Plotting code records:
___
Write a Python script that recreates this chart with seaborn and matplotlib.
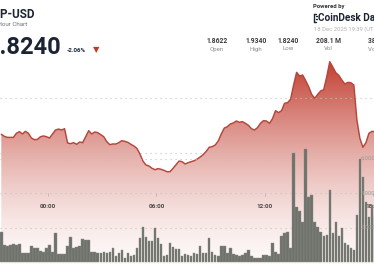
import numpy as np
import pandas as pd
import matplotlib
matplotlib.use("Agg")
import matplotlib.pyplot as plt
import matplotlib.transforms as mtransforms
import matplotlib.dates as mdates
from matplotlib.lines import Line2D
import seaborn as sns

# ---------------- data ----------------
price = [
    1.8670, 1.8652, 1.8642, 1.8642, 1.8642, 1.8679, 1.8694, 1.8673, 1.8697, 1.8679,
    1.8636, 1.8621, 1.8624, 1.8648, 1.8655, 1.8648, 1.8636, 1.8673, 1.8709, 1.8718,
    1.8709, 1.8721, 1.8591, 1.8585, 1.8594, 1.8579, 1.8600, 1.8594, 1.8648, 1.8703,
    1.8673, 1.8691, 1.8685, 1.8667, 1.8648, 1.8603, 1.8576, 1.8582, 1.8582, 1.8594,
    1.8612, 1.8606, 1.8597, 1.8579, 1.8564, 1.8542, 1.8491, 1.8427, 1.8391, 1.8382,
    1.8361, 1.8348, 1.8358, 1.8352, 1.8342, 1.8330, 1.8330, 1.8361, 1.8394, 1.8427,
    1.8421, 1.8400, 1.8412, 1.8421, 1.8430, 1.8445, 1.8464, 1.8485, 1.8515, 1.8552,
    1.8558, 1.8573, 1.8609, 1.8673, 1.8727, 1.8739, 1.8764, 1.8773, 1.8791, 1.8779,
    1.8785, 1.8770, 1.8752, 1.8721, 1.8709, 1.8730, 1.8770, 1.8794, 1.8791, 1.8770,
    1.8812, 1.8885, 1.8867, 1.8885, 1.8952, 1.8958, 1.8988, 1.9118, 1.9233, 1.9200,
    1.9209, 1.9158, 1.9103, 1.9033, 1.8997, 1.9033, 1.9064, 1.9076, 1.9194, 1.9330,
    1.9282, 1.9230, 1.9206, 1.9164, 1.9127, 1.9142, 1.9139, 1.9118, 1.8800, 1.8633,
    1.8552, 1.8594, 1.8679, 1.8697, 1.8694,
]
volume_m = [
    1.77, 0.97, 0.91, 1.01, 1.05, 1.00, 1.03, 0.53, 0.50, 0.53,
    0.95, 0.82, 0.82, 0.65, 0.57, 0.82, 1.01, 0.61, 1.71, 0.44,
    0.44, 0.46, 0.95, 1.45, 0.82, 0.88, 0.95, 1.33, 1.26, 1.26,
    0.61, 0.57, 0.55, 0.53, 0.59, 0.53, 0.61, 0.82, 0.34, 0.50,
    0.72, 0.25, 0.53, 0.34, 0.38, 0.82, 1.39, 2.06, 1.43, 1.20,
    1.20, 1.96, 1.39, 1.07, 0.34, 0.38, 1.12, 0.88, 0.76, 0.78,
    0.34, 0.44, 0.40, 0.34, 0.53, 0.44, 0.91, 0.50, 0.50, 1.39,
    0.61, 0.38, 0.34, 0.95, 0.91, 0.50, 0.82, 0.44, 0.42, 0.34,
    0.42, 0.53, 0.69, 0.34, 0.25, 0.23, 0.23, 0.42, 0.42, 0.34,
    1.10, 0.57, 0.44, 1.50, 1.68, 1.77, 0.80, 6.34, 3.20, 2.97,
    2.34, 6.53, 3.77, 3.87, 2.34, 2.06, 1.77, 1.49, 1.58, 4.15,
    1.68, 2.34, 1.49, 1.96, 1.10, 1.01, 0.82, 0.72, 2.72, 5.96,
    4.91, 3.49, 2.63, 3.30, 2.74,
]
times = pd.date_range("2025-12-17 21:25", periods=len(price), freq="10min")
tick_times = pd.to_datetime(["2025-12-18 00:00", "2025-12-18 06:00",
                             "2025-12-18 12:00", "2025-12-18 18:00"])
tick_labels = ["00:00", "06:00", "12:00", "18:00"]
price_grid = [1.90, 1.85]
vol_grid = [2e6, 4e6, 6e6]
vol_grid_labels = ["2,000,000", "4,000,000", "6,000,000"]

stat_values = ["1.8622", "1.9340", "1.8240", "208.1 M", "389.9 M"]
stat_names = ["Open", "High", "Low", "Vol", "Vol (USD)"]

df = pd.DataFrame({"time": times, "price": price,
                   "volume": np.array(volume_m) * 1e6})

# ---------------- figure ----------------
sns.set_theme(style="white")
plt.rcParams["font.family"] = ["Roboto", "DejaVu Sans"]

W, H = 374, 264
fig = plt.figure(figsize=(W / 100, H / 100), dpi=100)
fig.patch.set_facecolor("white")


def fx(x):
    return x / W


def fy(y):
    return 1 - y / H


ax = fig.add_axes([0, 0, 1, 1])
ax2 = ax.twinx()

xlim = (pd.Timestamp("2025-12-17 21:20:42"), pd.Timestamp("2025-12-18 18:01:48"))
pmin, pmax = 1.7491, 1.98909

# gradient fill under price line
ny = 264
ypx = np.arange(ny) + 0.5
f = np.clip((ypx - 60) / 204, 0, 1)
alpha = 0.95 * (1 - f) ** 1.5 + 0.035
grad = np.zeros((ny, 1, 4))
grad[..., 0] = 192 / 255
grad[..., 1] = 57 / 255
grad[..., 2] = 43 / 255
grad[..., 3] = alpha[:, None]
poly = ax.fill_between(df["time"], df["price"], pmin, color="none", lw=0)
x0n, x1n = mdates.date2num(xlim[0]), mdates.date2num(xlim[1])
im = ax.imshow(grad, extent=[x0n, x1n, pmin, pmax], origin="upper",
               aspect="auto", zorder=1)
im.set_clip_path(poly.get_paths()[0], transform=ax.transData)

# grid lines
for g in price_grid:
    ax.axhline(g, color="#c8c2c2", lw=0.8, ls=(0, (1, 3.5)), zorder=2)
for g in vol_grid:
    ax2.axhline(g, color="#c8c2c2", lw=0.8, ls=(0, (1, 3.5)), zorder=2)

# price line
sns.lineplot(data=df, x="time", y="price", ax=ax, color="#b5463c", lw=1.05,
             zorder=3)

# volume bars
bw = pd.Timedelta("10min") / pd.Timedelta("1D") * 0.82
ax2.bar(mdates.date2num(df["time"]), df["volume"], width=bw,
        color="#6f726a", edgecolor="#8a8d86", lw=0.3, zorder=4)

for a in (ax, ax2):
    a.set_xlim(*xlim)
    a.set_axis_off()
ax.set_ylim(pmin, pmax)
ax2.set_ylim(-0.114e6, 15.2e6)

# volume axis labels
bt2 = mtransforms.blended_transform_factory(ax2.transAxes, ax2.transData)
for g, lab in zip(vol_grid, vol_grid_labels):
    ax2.text(361 / W, g, lab, transform=bt2, fontsize=4.3, color="#a09a9a",
             ha="left", va="center", zorder=6)

# time ticks and labels
bt = mtransforms.blended_transform_factory(ax.transData, ax.transAxes)
for t, lab in zip(tick_times, tick_labels):
    ax.plot([t, t], [fy(196), fy(193)], transform=bt, color="#bbbbbb",
            lw=0.6, zorder=5)
    ax.text(t, fy(207.5), lab, transform=bt, fontsize=4.6, fontweight="bold",
            color="#4a4a4a", ha="center", va="baseline", zorder=6)

# ---------------- header text ----------------
navy = "#1c2434"
fig.text(fx(35), fy(17.5), "XRP-USD", fontsize=8.5, fontweight="bold",
         color=navy, ha="right", va="baseline")
fig.text(fx(27), fy(26), "24 Hour Chart", fontsize=4.5, color="#6b7280",
         ha="right", va="baseline")
fig.text(fx(61), fy(53.5), "1.8240", fontsize=17, fontweight="bold",
         color=navy, ha="right", va="baseline")
fig.text(fx(67), fy(52), "-2.06%", fontsize=4.4, fontweight="bold",
         color=navy, ha="left", va="baseline")
fig.text(fx(92.5), fy(52.5), "▼", fontsize=6, color="#c0392b",
         ha="left", va="baseline", family=["DejaVu Sans"])

fig.text(fx(313), fy(8), "Powered by", fontsize=4.2, fontweight="bold",
         color="#333333", ha="left", va="baseline")
# small logo mark
for (xa, ya, xb, yb) in [(313.5, 13.5, 313.5, 21.5), (313.5, 13.5, 316, 13.5),
                         (313.5, 21.5, 316, 21.5), (316, 16, 316.8, 16),
                         (316, 19, 316.8, 19)]:
    fig.add_artist(Line2D([fx(xa), fx(xb)], [fy(ya), fy(yb)],
                          transform=fig.transFigure, color=navy, lw=1.0))
fig.text(fx(318.5), fy(21), "CoinDesk Data", fontsize=7.2, fontweight="bold",
         color=navy, ha="left", va="baseline")
fig.text(fx(314), fy(31), "18 Dec 2025 19:39 (UTC)", fontsize=4.2,
         color="#b3b3b3", ha="left", va="baseline")

stat_x = [216.7, 255.7, 288.3, 328.3, 381.0]
for x, v, n in zip(stat_x, stat_values, stat_names):
    fig.text(fx(x), fy(43), v, fontsize=4.9, fontweight="bold",
             color="#3a3a3a", ha="center", va="baseline")
    fig.text(fx(x), fy(50.5), n, fontsize=4.4, color="#8a8a8a",
             ha="center", va="baseline")

fig.savefig("out.png", dpi=100, facecolor="white")
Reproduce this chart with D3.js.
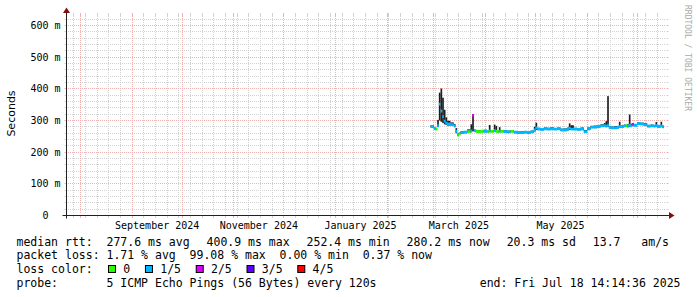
___
> [AIM]: Reproduce, word for word, every line from the start of the records down to and including the line with "import seaborn as sns"; skip the pictures.

> [WRITTEN RESPONSE]:
Write a Python script that recreates this chart with seaborn and matplotlib.
import numpy as np
import pandas as pd
import matplotlib
matplotlib.use("Agg")
import matplotlib.pyplot as plt
import matplotlib.transforms as mtransforms
import matplotlib.dates as mdates
from matplotlib.lines import Line2D
import seaborn as sns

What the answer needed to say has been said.